Might I refer you to the "originalist" prosecution of Daniel Defoe for seditious libel? There is ample precedent for the view that certain private forms of "whistleblowing" are not constitutionally protected.
And indeed, is the "nondiscriminatory" interpretation really correct? Often, only an institutional context allows us to know when a satire is really a satire.
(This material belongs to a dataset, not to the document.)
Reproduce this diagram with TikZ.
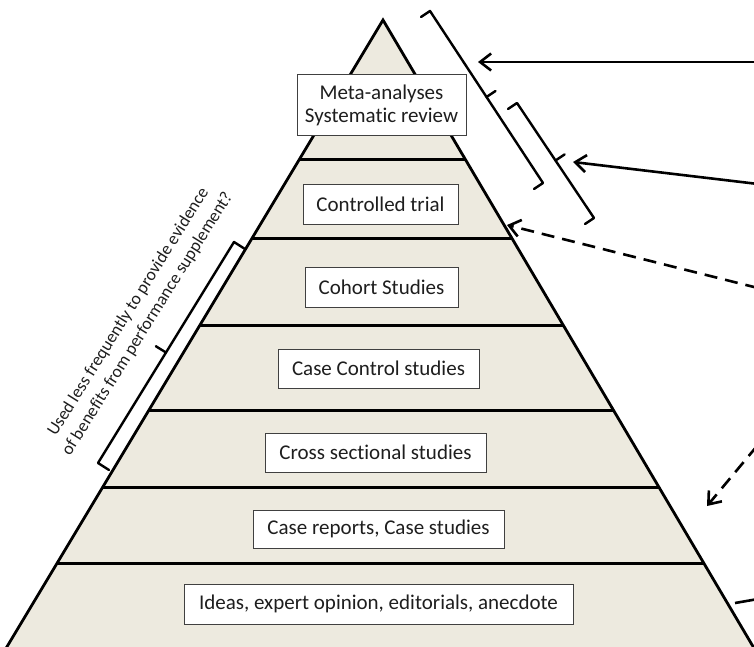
\documentclass[tikz,border=0pt]{standalone}
\usepackage{fontspec}
\setmainfont[Ligatures={NoCommon}]{Carlito}
\usetikzlibrary{arrows.meta}
\definecolor{pyrfill}{RGB}{237,234,223}
\definecolor{txt}{RGB}{30,30,30}
\begin{document}
\begin{tikzpicture}[x=1pt,y=-1pt,
  edge/.style={line width=2.8pt,line join=miter},
  layer/.style={line width=3pt},
  lvlbox/.style={draw=black!75,line width=1pt,fill=white,text=txt,
    font=\fontsize{21}{22.5}\selectfont,inner sep=0pt,align=center},
  brk/.style={line width=2.4pt,line join=round,line cap=round},
  arr/.style={line width=2.6pt,-{Straight Barb[length=11pt,width=17pt]}},
  darr/.style={arr,dash pattern=on 13pt off 8pt},
]
\useasboundingbox (0,0) rectangle (754,647);
% pyramid
\coordinate (apex) at (383,20);
\coordinate (bl) at (-1,660);
\coordinate (br) at (761,660);
\fill[pyrfill] (apex) -- (bl) -- (br) -- cycle;
\begin{scope}
  \clip (apex) -- (bl) -- (br) -- cycle;
  \foreach \yy in {160,238,325,410,487,563} \draw[layer] (0,\yy) -- (754,\yy);
\end{scope}
\draw[edge] (bl) -- (apex) -- (br);
% level boxes
\node[lvlbox,minimum width=169pt,minimum height=61pt] (meta) at (381.5,105.5) {Meta-analyses\\Systematic review};
\node[lvlbox,minimum width=155pt,minimum height=40pt] (ctrl) at (380.5,204) {Controlled trial};
\node[lvlbox,minimum width=153pt,minimum height=40pt] (cohort) at (381.5,287) {Cohort Studies};
\node[lvlbox,minimum width=201pt,minimum height=39pt] (casectrl) at (378.5,368.5) {Case Control studies};
\node[lvlbox,minimum width=221pt,minimum height=39pt] (cross) at (375.5,452.5) {Cross sectional studies};
\node[lvlbox,minimum width=251pt,minimum height=38pt] (reports) at (378.5,529) {Case reports, Case studies};
\node[lvlbox,minimum width=389pt,minimum height=40pt] (ideas) at (378.5,604) {Ideas, expert opinion, editorials, anecdote};
% right brackets
\draw[brk] (421,17) -- (430,11) -- (543,183) -- (534,189);
\draw[brk] (486.5,97) -- (495.5,91);
\draw[brk] (508,109) -- (517,103) -- (594,218) -- (585,224);
\draw[brk] (555.5,160.5) -- (564.6,154.4);
% left bracket
\draw[brk] (245,249) -- (234,242) -- (98,463) -- (109,470);
\draw[brk] (166,352.5) -- (155.8,346.2);
\node[rotate=58,align=center,text=txt,font=\fontsize{17.5}{22.5}\selectfont,inner sep=0pt] (note) at (138,318)
  {Used less frequently to provide evidence\\of benefits from performance supplement?};
% arrows
\coordinate (a1s) at (758,62);   \coordinate (a1e) at (478,62);
\coordinate (a2s) at (758,184);  \coordinate (a2e) at (573,162);
\coordinate (a3s) at (758,288);  \coordinate (a3e) at (507,225);
\coordinate (a4s) at (757,446);  \coordinate (a4e) at (707,506);
\coordinate (a5s) at (758,599);  \coordinate (a5e) at (735,603);
\draw[arr] (a1s) -- (a1e);
\draw[arr] (a2s) -- (a2e);
\draw[darr] (a3s) -- (a3e);
\draw[darr] (a4s) -- (a4e);
\draw[line width=2.6pt] (a5s) -- (a5e);
\end{tikzpicture}
\end{document}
Thus, anyone who reads a professional Onion parody generally knows that that it's satire. But when we read emails or tweets distributed by amateurs in the "names" of others, then we are dealing with a very serious matter. If a "satire" written by an amateur is not "clear," and if it is not sufficiently "puerile," and can be construed as having been written with the intent to damage a reputation rather than convey an "idea," then it is unprotected conduct rather than speech, and its author ? if he is enough of an amateur ? should be arrested, prosecuted, and jailed, unless he can prove beyond a reasonable doubt that his intent was satirical. Eugene himself has basically made the same point in the past. In this regard, allow me to vehemently protest the recent refusal of the New York Criminal Court to jail our nation's leading criminal "parodist." Such a decision conveys more than a small degree of disrespect for the prosecutorial institution, and should be viewed accordingly. See the documentation at: https://raphaelgolbtrial.wordpress.com/
Note: this was in reply to Eidde above.